THE PROBLEM: Leave out the pictures and repeat the data exactly.

DATASET SECTION:
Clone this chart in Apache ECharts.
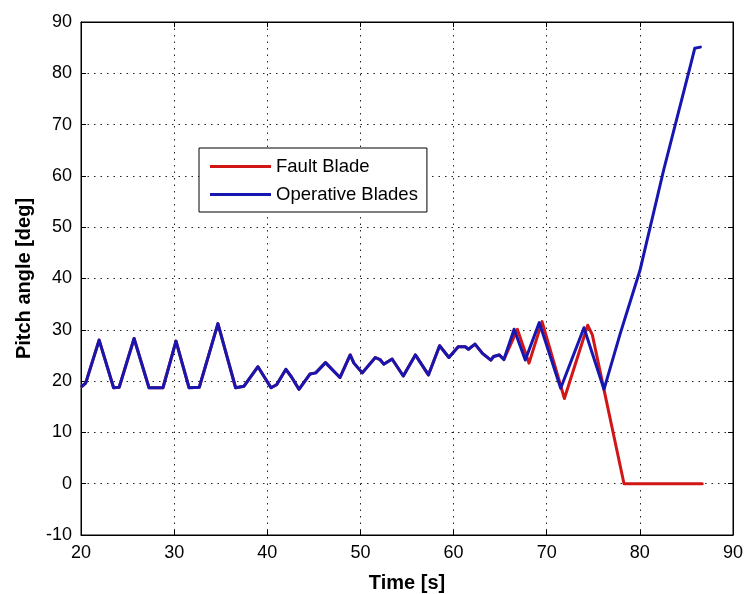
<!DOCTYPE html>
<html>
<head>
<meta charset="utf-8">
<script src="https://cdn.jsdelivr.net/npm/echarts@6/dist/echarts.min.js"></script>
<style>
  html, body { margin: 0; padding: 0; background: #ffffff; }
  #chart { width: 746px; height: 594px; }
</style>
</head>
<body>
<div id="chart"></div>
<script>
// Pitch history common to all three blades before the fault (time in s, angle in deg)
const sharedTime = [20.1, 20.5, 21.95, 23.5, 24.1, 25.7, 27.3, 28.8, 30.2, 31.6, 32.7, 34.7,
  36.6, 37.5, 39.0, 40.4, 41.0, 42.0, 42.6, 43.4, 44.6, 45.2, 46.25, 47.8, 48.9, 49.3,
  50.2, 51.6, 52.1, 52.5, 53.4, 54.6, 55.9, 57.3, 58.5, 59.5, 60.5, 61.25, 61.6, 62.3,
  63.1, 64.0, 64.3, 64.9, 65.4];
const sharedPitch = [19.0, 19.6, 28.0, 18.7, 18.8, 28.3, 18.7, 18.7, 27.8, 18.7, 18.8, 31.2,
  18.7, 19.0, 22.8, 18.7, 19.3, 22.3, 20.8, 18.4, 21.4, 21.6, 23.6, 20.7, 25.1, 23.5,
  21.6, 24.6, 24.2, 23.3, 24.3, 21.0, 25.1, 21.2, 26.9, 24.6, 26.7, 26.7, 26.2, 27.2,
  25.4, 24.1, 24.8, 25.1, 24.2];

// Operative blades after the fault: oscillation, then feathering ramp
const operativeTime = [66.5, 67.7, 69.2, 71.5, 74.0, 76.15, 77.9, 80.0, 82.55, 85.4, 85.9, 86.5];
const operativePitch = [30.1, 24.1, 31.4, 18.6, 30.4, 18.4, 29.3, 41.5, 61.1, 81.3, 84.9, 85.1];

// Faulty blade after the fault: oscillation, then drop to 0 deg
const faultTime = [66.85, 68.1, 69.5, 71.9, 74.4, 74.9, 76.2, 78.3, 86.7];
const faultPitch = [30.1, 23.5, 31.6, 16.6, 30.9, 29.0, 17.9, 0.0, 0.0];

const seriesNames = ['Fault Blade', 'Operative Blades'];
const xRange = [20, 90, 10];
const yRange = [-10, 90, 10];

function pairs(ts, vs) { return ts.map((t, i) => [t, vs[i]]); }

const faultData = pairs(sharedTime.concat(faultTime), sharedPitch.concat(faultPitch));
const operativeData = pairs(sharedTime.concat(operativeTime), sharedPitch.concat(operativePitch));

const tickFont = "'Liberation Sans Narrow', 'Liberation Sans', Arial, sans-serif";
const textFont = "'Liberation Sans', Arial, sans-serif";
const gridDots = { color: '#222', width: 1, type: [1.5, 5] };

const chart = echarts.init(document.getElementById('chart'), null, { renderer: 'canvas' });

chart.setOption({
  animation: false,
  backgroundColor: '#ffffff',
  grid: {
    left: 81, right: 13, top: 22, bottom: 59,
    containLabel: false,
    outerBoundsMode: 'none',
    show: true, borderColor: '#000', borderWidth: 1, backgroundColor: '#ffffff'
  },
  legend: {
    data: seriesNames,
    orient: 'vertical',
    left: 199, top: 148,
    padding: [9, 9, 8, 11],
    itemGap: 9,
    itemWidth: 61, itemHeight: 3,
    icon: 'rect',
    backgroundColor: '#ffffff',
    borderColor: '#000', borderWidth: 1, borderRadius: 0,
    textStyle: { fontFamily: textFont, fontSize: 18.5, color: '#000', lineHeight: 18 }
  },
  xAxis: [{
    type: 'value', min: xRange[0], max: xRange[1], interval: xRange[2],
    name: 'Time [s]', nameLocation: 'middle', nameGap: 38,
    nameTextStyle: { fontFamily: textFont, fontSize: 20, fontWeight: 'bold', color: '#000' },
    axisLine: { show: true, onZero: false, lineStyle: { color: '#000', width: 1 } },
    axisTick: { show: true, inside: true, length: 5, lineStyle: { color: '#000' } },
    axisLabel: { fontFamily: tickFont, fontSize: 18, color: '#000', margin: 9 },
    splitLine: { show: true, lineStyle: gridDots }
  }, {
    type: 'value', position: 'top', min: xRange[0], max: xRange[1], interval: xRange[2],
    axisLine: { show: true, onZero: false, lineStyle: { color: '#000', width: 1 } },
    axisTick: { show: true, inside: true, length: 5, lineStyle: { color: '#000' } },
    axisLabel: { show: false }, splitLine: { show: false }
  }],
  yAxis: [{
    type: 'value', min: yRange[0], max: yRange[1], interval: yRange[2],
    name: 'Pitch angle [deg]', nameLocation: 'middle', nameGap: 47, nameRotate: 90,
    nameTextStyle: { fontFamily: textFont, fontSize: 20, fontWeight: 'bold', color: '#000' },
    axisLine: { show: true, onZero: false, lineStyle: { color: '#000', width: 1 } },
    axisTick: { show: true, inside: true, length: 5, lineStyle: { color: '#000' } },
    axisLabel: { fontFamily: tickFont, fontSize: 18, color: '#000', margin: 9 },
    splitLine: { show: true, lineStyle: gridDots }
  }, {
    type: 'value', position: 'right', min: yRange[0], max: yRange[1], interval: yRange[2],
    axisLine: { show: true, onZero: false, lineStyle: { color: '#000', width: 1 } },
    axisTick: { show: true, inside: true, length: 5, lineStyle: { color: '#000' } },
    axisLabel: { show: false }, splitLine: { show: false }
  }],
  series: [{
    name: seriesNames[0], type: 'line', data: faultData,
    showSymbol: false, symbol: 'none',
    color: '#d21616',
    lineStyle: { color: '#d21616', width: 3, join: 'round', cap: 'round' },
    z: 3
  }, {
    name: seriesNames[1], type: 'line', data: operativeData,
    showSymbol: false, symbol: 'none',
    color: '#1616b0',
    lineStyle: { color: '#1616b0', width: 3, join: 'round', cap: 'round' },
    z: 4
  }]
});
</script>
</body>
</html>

RESPONSE TO THIS TASK:
Clone this chart in Apache ECharts.
<!DOCTYPE html>
<html>
<head>
<meta charset="utf-8">
<script src="https://cdn.jsdelivr.net/npm/echarts@6/dist/echarts.min.js"></script>
<style>
  html, body { margin: 0; padding: 0; background: #ffffff; }
  #chart { width: 746px; height: 594px; }
</style>
</head>
<body>
<div id="chart"></div>
<script>
// Pitch history common to all three blades before the fault (time in s, angle in deg)
const sharedTime = [20.1, 20.5, 21.95, 23.5, 24.1, 25.7, 27.3, 28.8, 30.2, 31.6, 32.7, 34.7,
  36.6, 37.5, 39.0, 40.4, 41.0, 42.0, 42.6, 43.4, 44.6, 45.2, 46.25, 47.8, 48.9, 49.3,
  50.2, 51.6, 52.1, 52.5, 53.4, 54.6, 55.9, 57.3, 58.5, 59.5, 60.5, 61.25, 61.6, 62.3,
  63.1, 64.0, 64.3, 64.9, 65.4];
const sharedPitch = [19.0, 19.6, 28.0, 18.7, 18.8, 28.3, 18.7, 18.7, 27.8, 18.7, 18.8, 31.2,
  18.7, 19.0, 22.8, 18.7, 19.3, 22.3, 20.8, 18.4, 21.4, 21.6, 23.6, 20.7, 25.1, 23.5,
  21.6, 24.6, 24.2, 23.3, 24.3, 21.0, 25.1, 21.2, 26.9, 24.6, 26.7, 26.7, 26.2, 27.2,
  25.4, 24.1, 24.8, 25.1, 24.2];

// Operative blades after the fault: oscillation, then feathering ramp
const operativeTime = [66.5, 67.7, 69.2, 71.5, 74.0, 76.15, 77.9, 80.0, 82.55, 85.4, 85.9, 86.5];
const operativePitch = [30.1, 24.1, 31.4, 18.6, 30.4, 18.4, 29.3, 41.5, 61.1, 81.3, 84.9, 85.1];

// Faulty blade after the fault: oscillation, then drop to 0 deg
const faultTime = [66.85, 68.1, 69.5, 71.9, 74.4, 74.9, 76.2, 78.3, 86.7];
const faultPitch = [30.1, 23.5, 31.6, 16.6, 30.9, 29.0, 17.9, 0.0, 0.0];

const seriesNames = ['Fault Blade', 'Operative Blades'];
const xRange = [20, 90, 10];
const yRange = [-10, 90, 10];

function pairs(ts, vs) { return ts.map((t, i) => [t, vs[i]]); }

const faultData = pairs(sharedTime.concat(faultTime), sharedPitch.concat(faultPitch));
const operativeData = pairs(sharedTime.concat(operativeTime), sharedPitch.concat(operativePitch));

const tickFont = "'Liberation Sans Narrow', 'Liberation Sans', Arial, sans-serif";
const textFont = "'Liberation Sans', Arial, sans-serif";
const gridDots = { color: '#222', width: 1, type: [1.5, 5] };

const chart = echarts.init(document.getElementById('chart'), null, { renderer: 'canvas' });

chart.setOption({
  animation: false,
  backgroundColor: '#ffffff',
  grid: {
    left: 81, right: 13, top: 22, bottom: 59,
    containLabel: false,
    outerBoundsMode: 'none',
    show: true, borderColor: '#000', borderWidth: 1, backgroundColor: '#ffffff'
  },
  legend: {
    data: seriesNames,
    orient: 'vertical',
    left: 199, top: 148,
    padding: [9, 9, 8, 11],
    itemGap: 9,
    itemWidth: 61, itemHeight: 3,
    icon: 'rect',
    backgroundColor: '#ffffff',
    borderColor: '#000', borderWidth: 1, borderRadius: 0,
    textStyle: { fontFamily: textFont, fontSize: 18.5, color: '#000', lineHeight: 18 }
  },
  xAxis: [{
    type: 'value', min: xRange[0], max: xRange[1], interval: xRange[2],
    name: 'Time [s]', nameLocation: 'middle', nameGap: 38,
    nameTextStyle: { fontFamily: textFont, fontSize: 20, fontWeight: 'bold', color: '#000' },
    axisLine: { show: true, onZero: false, lineStyle: { color: '#000', width: 1 } },
    axisTick: { show: true, inside: true, length: 5, lineStyle: { color: '#000' } },
    axisLabel: { fontFamily: tickFont, fontSize: 18, color: '#000', margin: 9 },
    splitLine: { show: true, lineStyle: gridDots }
  }, {
    type: 'value', position: 'top', min: xRange[0], max: xRange[1], interval: xRange[2],
    axisLine: { show: true, onZero: false, lineStyle: { color: '#000', width: 1 } },
    axisTick: { show: true, inside: true, length: 5, lineStyle: { color: '#000' } },
    axisLabel: { show: false }, splitLine: { show: false }
  }],
  yAxis: [{
    type: 'value', min: yRange[0], max: yRange[1], interval: yRange[2],
    name: 'Pitch angle [deg]', nameLocation: 'middle', nameGap: 47, nameRotate: 90,
    nameTextStyle: { fontFamily: textFont, fontSize: 20, fontWeight: 'bold', color: '#000' },
    axisLine: { show: true, onZero: false, lineStyle: { color: '#000', width: 1 } },
    axisTick: { show: true, inside: true, length: 5, lineStyle: { color: '#000' } },
    axisLabel: { fontFamily: tickFont, fontSize: 18, color: '#000', margin: 9 },
    splitLine: { show: true, lineStyle: gridDots }
  }, {
    type: 'value', position: 'right', min: yRange[0], max: yRange[1], interval: yRange[2],
    axisLine: { show: true, onZero: false, lineStyle: { color: '#000', width: 1 } },
    axisTick: { show: true, inside: true, length: 5, lineStyle: { color: '#000' } },
    axisLabel: { show: false }, splitLine: { show: false }
  }],
  series: [{
    name: seriesNames[0], type: 'line', data: faultData,
    showSymbol: false, symbol: 'none',
    color: '#d21616',
    lineStyle: { color: '#d21616', width: 3, join: 'round', cap: 'round' },
    z: 3
  }, {
    name: seriesNames[1], type: 'line', data: operativeData,
    showSymbol: false, symbol: 'none',
    color: '#1616b0',
    lineStyle: { color: '#1616b0', width: 3, join: 'round', cap: 'round' },
    z: 4
  }]
});
</script>
</body>
</html>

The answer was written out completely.